I just want to say thank you - so many of you have either commented (okay, a few) or called or sent email (a whole lot) to say that you support and/or understand my decision to stop this project. I appreciate that. So thank you.
The truth is that even before I met the Two-Name guy, I was starting to feel a bit irritated by it all. He was the nasty icing on a very bitter cake, and he is a great excuse to stop now, but I'm not entirely sure he's the entire reason. No. It all started before him.

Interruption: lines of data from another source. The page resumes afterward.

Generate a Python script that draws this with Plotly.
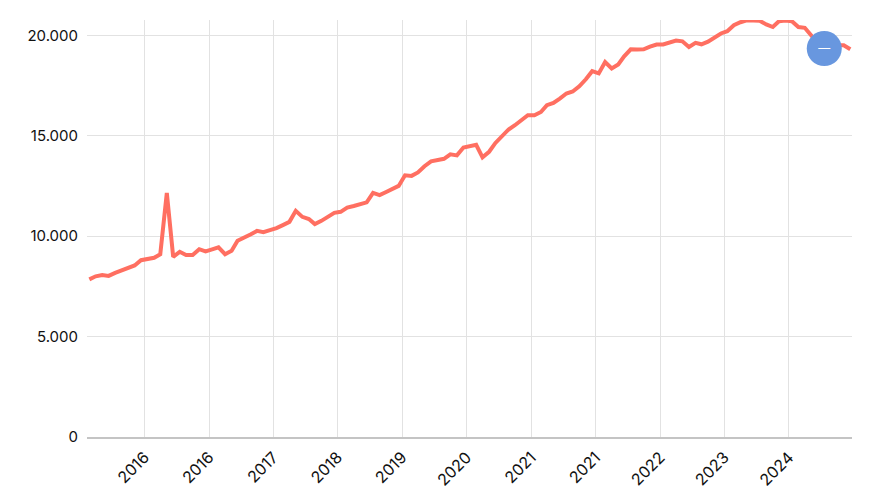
import pandas as pd
import plotly.graph_objects as go

# Monthly series, Apr 2015 .. Feb 2025 (mid-month points)
dates = pd.date_range("2015-04-01", periods=119, freq="MS") + pd.Timedelta(days=14)
values = [
    7850, 8000, 8060, 8020, 8170, 8290, 8420, 8540, 8800, 8840,
    8920, 9100, 12150, 8970, 9220, 9060, 9060, 9350, 9240, 9340,
    9440, 9100, 9270, 9770, 9910, 10080, 10260, 10200, 10300, 10400,
    10550, 10710, 11260, 10960, 10850, 10600, 10760, 10960, 11160, 11210,
    11420, 11500, 11590, 11680, 12150, 12040, 12200, 12320, 12500, 13030,
    13000, 13170, 13480, 13720, 13780, 13850, 14070, 14020, 14410, 14480,
    14550, 13920, 14200, 14640, 14980, 15310, 15520, 15770, 16020, 16020,
    16180, 16520, 16630, 16850, 17100, 17200, 17460, 17810, 18210, 18100,
    18670, 18350, 18550, 18950, 19300, 19290, 19300, 19430, 19540, 19540,
    19620, 19740, 19700, 19420, 19620, 19550, 19680, 19900, 20090, 20200,
    20500, 20650, 20740, 20740, 20720, 20540, 20410, 20700, 20740, 20700,
    20410, 20370, 19950, 19600, 19340, 19450, 19500, 19500, 19300,
]

# highlighted point (blue badge)
marker_index = 114

tick_dates = ["2016-01-01", "2016-11-01", "2017-09-01", "2018-07-01", "2019-05-01",
              "2020-03-01", "2021-01-01", "2021-11-01", "2022-09-01", "2023-07-01",
              "2024-05-01"]
tick_labels = ["2016", "2016", "2017", "2018", "2019", "2020", "2021", "2021",
               "2022", "2023", "2024"]
y_ticks = [0, 5000, 10000, 15000, 20000]
y_labels = ["0", "5.000", "10.000", "15.000", "20.000"]

FONT = "Inter, Roboto, 'Noto Sans', sans-serif"

fig = go.Figure()
fig.add_trace(go.Scatter(
    x=dates, y=values, mode="lines",
    line=dict(color="#FF6F61", width=4),
    hoverinfo="skip", showlegend=False,
))
fig.add_trace(go.Scatter(
    x=[dates[marker_index]], y=[values[marker_index]],
    mode="markers+text", text=["—"], textposition="middle center",
    textfont=dict(color="white", size=12, family=FONT),
    marker=dict(size=35, color="#6897DF", line=dict(width=0)),
    hoverinfo="skip", showlegend=False,
))

fig.update_layout(
    width=873, height=500,
    margin=dict(l=79, r=29, t=12, b=71),
    paper_bgcolor="white", plot_bgcolor="white",
    font=dict(family=FONT, size=15, color="#111111"),
    xaxis=dict(
        type="date",
        range=["2015-04-04", "2025-02-23"],
        tickvals=tick_dates, ticktext=tick_labels,
        tickangle=-45,
        showgrid=True, gridcolor="#e2e2e2", gridwidth=1,
        showline=True, linecolor="#c4c4c4", linewidth=1.5,
        ticks="", zeroline=False, automargin=False,
        ticklabelstandoff=3,
        tickfont=dict(size=16),
    ),
    yaxis=dict(
        range=[0, 20760],
        tickvals=y_ticks, ticktext=y_labels,
        showgrid=True, gridcolor="#e2e2e2", gridwidth=1,
        zeroline=False, showline=False, ticks="", automargin=False,
        ticklabelstandoff=8,
        tickfont=dict(size=15),
    ),
)

fig.write_html("out.html")
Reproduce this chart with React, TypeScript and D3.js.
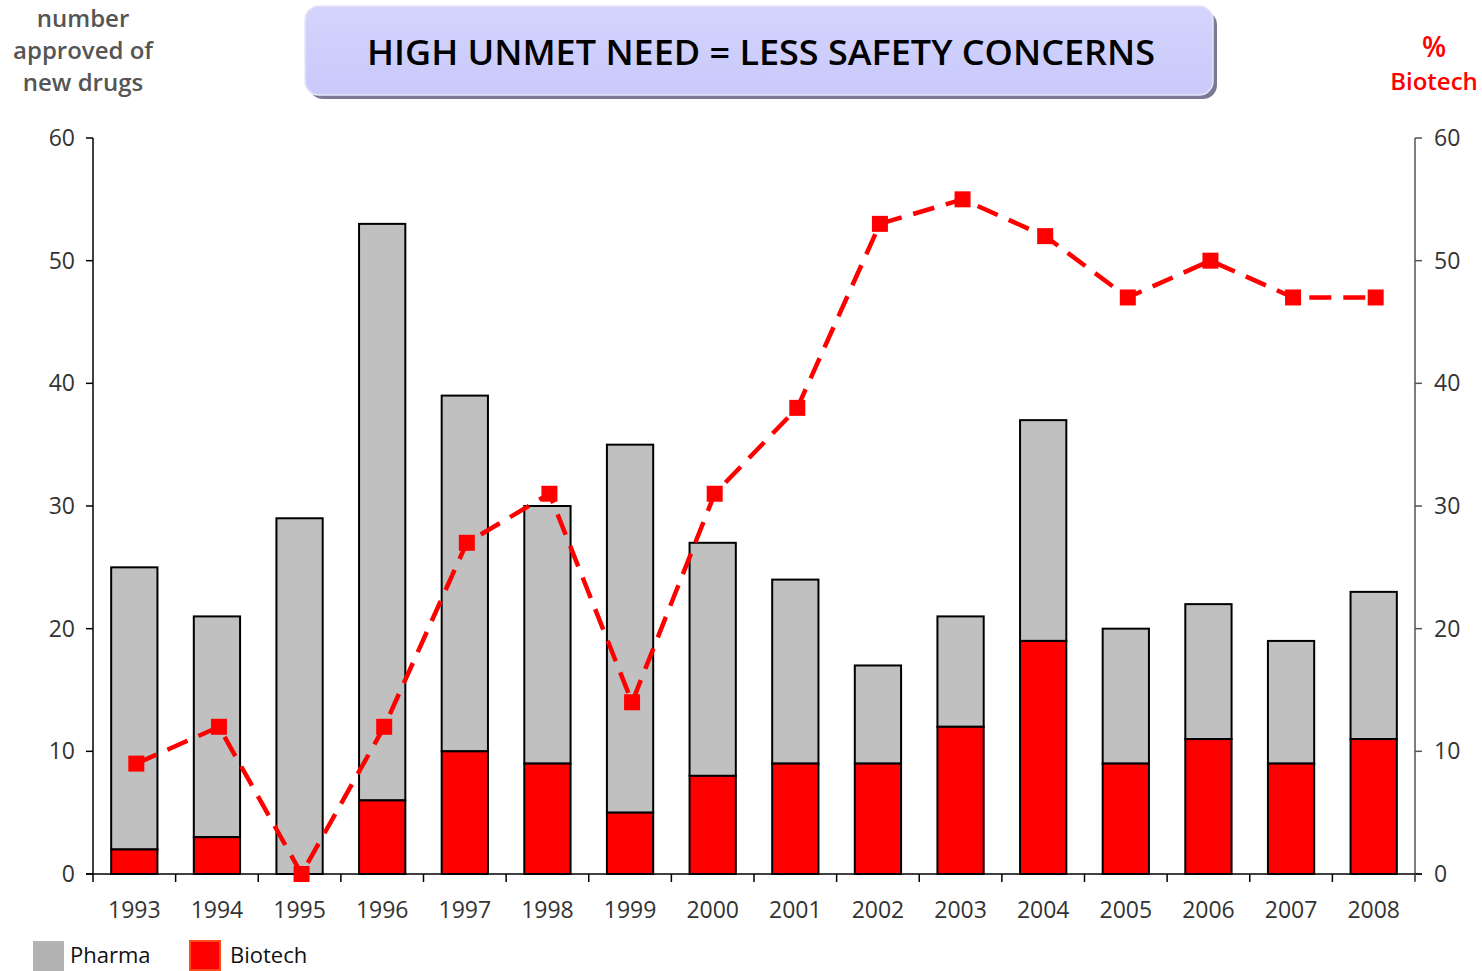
import React from "react";
import * as d3 from "d3";

const years = ["1993","1994","1995","1996","1997","1998","1999","2000","2001","2002","2003","2004","2005","2006","2007","2008"];
const totalDrugs = [25,21,29,53,39,30,35,27,24,17,21,37,20,22,19,23];
const biotechDrugs = [2,3,0,6,10,9,5,8,9,9,12,19,9,11,9,11];
const biotechPct = [9,12,0,12,27,31,14,31,38,53,55,52,47,50,47,47];
const yTicks = [0,10,20,30,40,50,60];
const titleText = "HIGH UNMET NEED = LESS SAFETY CONCERNS";
const leftAxisTitle = ["number", "approved of", "new drugs"];
const rightAxisTitle = ["%", "Biotech"];
const legendItems = ["Pharma", "Biotech"];

const FONT = "'Open Sans', 'DejaVu Sans', sans-serif";

export default function App() {
  const W = 1482, H = 971;
  const x0 = 93, x1 = 1415, yTop = 138, yBot = 874;
  const x = d3.scaleBand<string>().domain(years).range([x0, x1]).paddingInner(0.44).paddingOuter(0.22);
  const xb = d3.scaleBand<string>().domain(years).range([x0, x1]);
  const y = d3.scaleLinear().domain([0, 60]).range([yBot, yTop]);
  const y2 = d3.scaleLinear().domain([0, 60]).range([yBot, yTop]);
  const line = d3.line<number>()
    .x((_, i) => (xb(years[i]) as number) + xb.bandwidth() / 2 + 2)
    .y((d) => y2(d));
  const ms = 16;

  return (
    <svg width={W} height={H} style={{ position: "absolute", left: 0, top: 0, background: "#fff" }} fontFamily={FONT}>
      <defs>
        <linearGradient id="tb" x1="0" y1="0" x2="0" y2="1">
          <stop offset="0" stopColor="#d4d4fd" />
          <stop offset="1" stopColor="#c9c9fb" />
        </linearGradient>
      </defs>
      {/* title box */}
      <rect x={309} y={11} width={908} height={88} rx={14} fill="#7a7a98" />
      <rect x={305} y={6} width={908} height={89} rx={14} fill="url(#tb)" stroke="#e6e6f6" strokeWidth={1.5} />
      <text x={761} y={65} textAnchor="middle" fontSize={34} fontWeight={600} fill="#000" textLength={788} lengthAdjust="spacingAndGlyphs">{titleText}</text>

      {/* axis titles */}
      {leftAxisTitle.map((t, i) => (
        <text key={t} x={83} y={27 + i * 32} textAnchor="middle" fontSize={24} fontWeight={600} fill="#555">{t}</text>
      ))}
      <text x={1434} y={57} textAnchor="middle" fontSize={28} fontWeight={600} fill="#ff0000">{rightAxisTitle[0]}</text>
      <text x={1434} y={90} textAnchor="middle" fontSize={24} fontWeight={600} fill="#ff0000">{rightAxisTitle[1]}</text>

      {/* bars */}
      {years.map((yr, i) => {
        const bx = x(yr) as number;
        const bw = x.bandwidth();
        return (
          <g key={yr}>
            <rect x={bx} y={y(totalDrugs[i])} width={bw} height={y(biotechDrugs[i]) - y(totalDrugs[i])} fill="#c0c0c0" stroke="#000" strokeWidth={2} />
            {biotechDrugs[i] > 0 && (
              <rect x={bx} y={y(biotechDrugs[i])} width={bw} height={y(0) - y(biotechDrugs[i])} fill="#ff0000" stroke="#000" strokeWidth={2} />
            )}
          </g>
        );
      })}

      {/* left axis */}
      <line x1={x0} x2={x0} y1={yTop} y2={yBot} stroke="#000" strokeWidth={1.5} />
      {yTicks.map((t) => (
        <g key={"l" + t}>
          <line x1={x0 - 7} x2={x0} y1={y(t)} y2={y(t)} stroke="#000" strokeWidth={1.5} />
          <text x={75} y={y(t) + 8} textAnchor="end" fontSize={23} fill="#333">{t}</text>
        </g>
      ))}
      {/* right axis */}
      <line x1={x1} x2={x1} y1={yTop} y2={yBot + 7} stroke="#555" strokeWidth={1.5} />
      {yTicks.map((t) => (
        <g key={"r" + t}>
          <line x1={x1} x2={x1 + 7} y1={y2(t)} y2={y2(t)} stroke="#555" strokeWidth={1.5} />
          <text x={1434} y={y2(t) + 8} textAnchor="start" fontSize={23} fill="#333">{t}</text>
        </g>
      ))}
      {/* x axis */}
      <line x1={x0 - 7} x2={x1 + 7} y1={yBot} y2={yBot} stroke="#000" strokeWidth={1.5} />
      {years.map((yr) => (
        <line key={"t" + yr} x1={xb(yr) as number} x2={xb(yr) as number} y1={yBot} y2={yBot + 8} stroke="#000" strokeWidth={1.5} />
      ))}
      <line x1={x1} x2={x1} y1={yBot} y2={yBot + 8} stroke="#555" strokeWidth={1.5} />
      {years.map((yr) => (
        <text key={"yl" + yr} x={(xb(yr) as number) + xb.bandwidth() / 2} y={918} textAnchor="middle" fontSize={23} fill="#333">{yr}</text>
      ))}

      {/* percentage line */}
      <path d={line(biotechPct) as string} fill="none" stroke="#ff0000" strokeWidth={4.5} strokeDasharray="22 12" />
      {biotechPct.map((v, i) => (
        <rect key={"m" + i} x={(xb(years[i]) as number) + xb.bandwidth() / 2 + 2 - ms / 2} y={y2(v) - ms / 2} width={ms} height={ms} fill="#ff0000" />
      ))}

      {/* legend */}
      <rect x={33} y={941} width={31} height={30} fill="#b3b3b3" />
      <text x={70} y={963} fontSize={22} fill="#111">{legendItems[0]}</text>
      <rect x={190} y={941} width={30} height={29} fill="#ff0000" stroke="#ff4a1a" strokeWidth={2} />
      <text x={230} y={963} fontSize={22} fill="#111">{legendItems[1]}</text>
    </svg>
  );
}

I am picky. And I am critical. And I don't always like people that much. Which is probably why so many friends have expressed shock at the fact that I could follow through with these dates and be nice to the men even after they have stuck their feet in their mouths over and over. And over again. But as you know, I can also follow the rules, and that often supersedes my own desire to just GET THE HELL OUT. And I could sit there with these men who were obnoxious or not-at-all-bright or irritating because I could listen to them while mentally composing the story I could tell about the experience.
But there's only so much a person can take of that. There's only so much I can take of that. That's part of the reason I slowed down a bit there for a while. And then I met Two-Name, and I had the perfect excuse to get out.
The truth is, though, that with the exception of "Joe," I haven't met anyone that I want to spend any more time with. Joe was a fluke. He was an exception. And while I didn't go into this whole thing expecting it to be anything other than an experiment and a way to refresh my pot o' stories (and boy did I ever do that!), I did hope that I might make a few new friends. And that seems to have been futile.
So where are all the people I could have met? Where are all the interesting friend types? I know, I know - they aren't on CL. I get it. But SURELY there could have been more than one? Surely it can't be all creeps hanging around out there, can it?